前庭・裏庭・奥庭、河原と2時間半刈り続ける。曇っていたのがいつの間にか青空となって暑い。河原の護岸脇を刈っていたら、太さ2〜3cmのニセアカシアの若木が妙にしなっている。おかしいなとよく見たら宿敵がからみついている。毎年何回も驚かされるアオダイショウだ。奴は1.5mほどもある。眠っているようだ。ちょっとからかってやろうとニセアカシアの根元をチュンと草刈機で切ったら、ニセアカシアにからみついたまま増水している川に落ち、数m流れ、堰堤を落ち、堰堤下のコンクリートのタタキでニセアカシアから離れたが、水流が強くて岸にたどりつけないまま流された。まあうちからは海までうんと遠いので、その前にちょっと下流の大きな淵で上陸するだろう。転勤と思って許してくれ。

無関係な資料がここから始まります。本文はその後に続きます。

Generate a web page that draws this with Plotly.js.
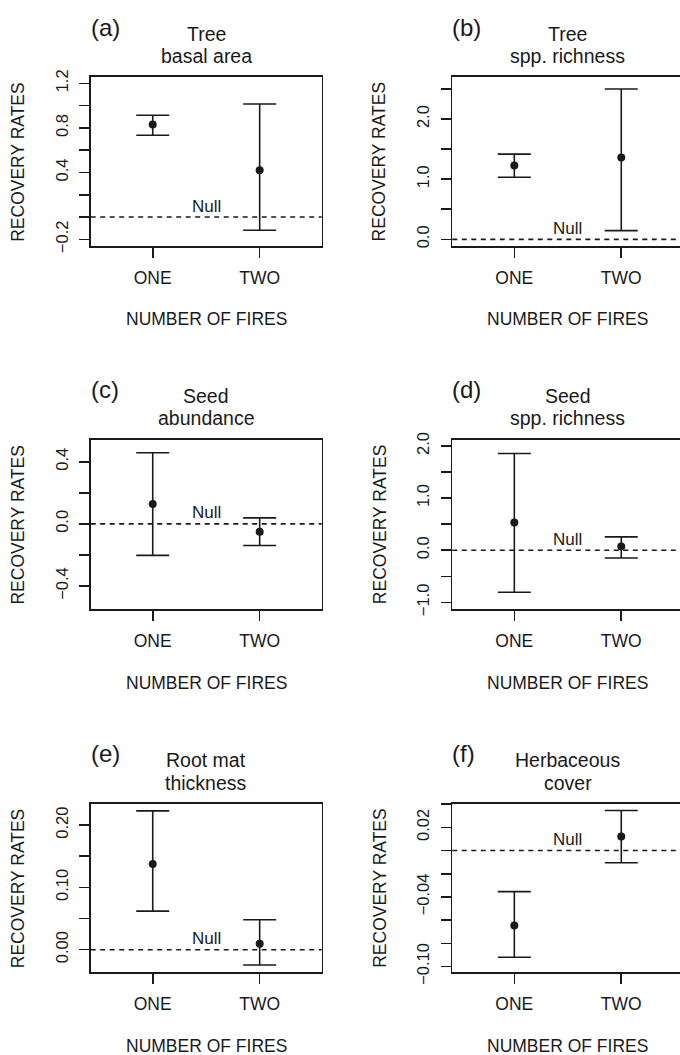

これからまた半年、草刈 に追われる。田舎暮らしは忙しいのである。
入笠山
昨日から梅雨入り。春らしい春がないまま、ちょっと損した感じで梅雨となった。この時期としては巨大な台風2号も接近中だ。
タケザワ君のオーストラリアの友人女性3名(我々が卒業した高校に1年間留学していた。タケザワ君も1年間カウラ高校に留学していた)が昨日からタケザワ別荘に滞在中で、どこかにハイキングということで今にも降りそうだったが一緒に入笠山に行くことになった。子供達が小さい頃はよく天気の良い日に朝5時頃から登って頂上で朝食を食べたりしていたが、久しぶりに行った入笠山はスキーシーズン以外でもゴンドラが運航され、最近は町の観光スポットとして売り出し中のようだが、ちょっと整備され過ぎの感がある。残念ながらガスで何も見えないし、花も端境期で殆ど咲いていないが、幸いなことに空は何とかもっている。頂上でタケザワ夫人が作ったサンドイッチとおにぎりをいただく。
昼食後ものんびりと下り、ゴンドラ頂上駅でやっていた釜無アツモリソウの展示を見る。
住み着いた頃、たしか鋸岳に登る途中だったかに見た記憶があるが、現在は絶滅危惧種となっているようだ。ちょっと不気味な花という記憶しかなかったが、やっぱり不気味な花だった。
嬉しかったのは下りのゴンドラに乗る時に渡された熱いタオルのサービス だった。誰の発案だろうか。富士見町、なかなかやるではないか!ゴンドラを降りたら雨が降り出した。入笠山の魅力は手軽に登れての360°の展望と季節の花々で、そのどちらも得られなかったが降られなかっただけでも良しとしなければ。レストハウスで彼女達にルバーブ・ソフトクリームを御馳走になって解散。震災後、外国人観光客の居なくなった日本だが、どうか楽しい旅を!
今年の夏は暑いか?
昨日の昼前まで降った雨は、標高1700m位までは雪だったようだ。富士見パノラマ・スキー場のゴンドラ駅の下まで白くなっていた。もう黒々としていた八ヶ岳も、昨日の夕方には天狗岳が真っ白に見えた。今朝の甲斐駒も谷筋が白くなっていた。まだ朝晩ストーブの世話になっている。
今日は晴れているが明日からまたぐずつきそうである。週末には鹿島槍で逝った山岳部の後輩達の追悼山行をと思っていたが、遭難現場を望むアプローチの雪渓は続いた雨でもうズタズタかもしれない。どうも今年の天候はケシカランことにこちらの都合を無視する。
この夏はどうなるのであろう。東電の原発事故のお陰で節電・節電と言っているが、東京でクーラーをどこまで止められるのだろうか。中電浜岡原発も止まったが、この辺ではクーラーを必要としていない。30年前に比べれば夏は随分と暑くなったが、まだ扇風機で十分である。但し、たまに上京すると汗が止めどもなく噴き出る。気分が悪くなる。上着を着てネクタイをしている都会人が気味悪い。きっと進化しているのだろう。夏には上京しないで済むようにうんと注意している。南青山のバーに入れるステンドのデザインのOKが出た。思うような線が画けずに遅くなっていた。早く作らないと取り付け時の暑さは死活問題になる。そういえば京都にも行かねばならない。あそこも進化人の住むところだ。困ったことである。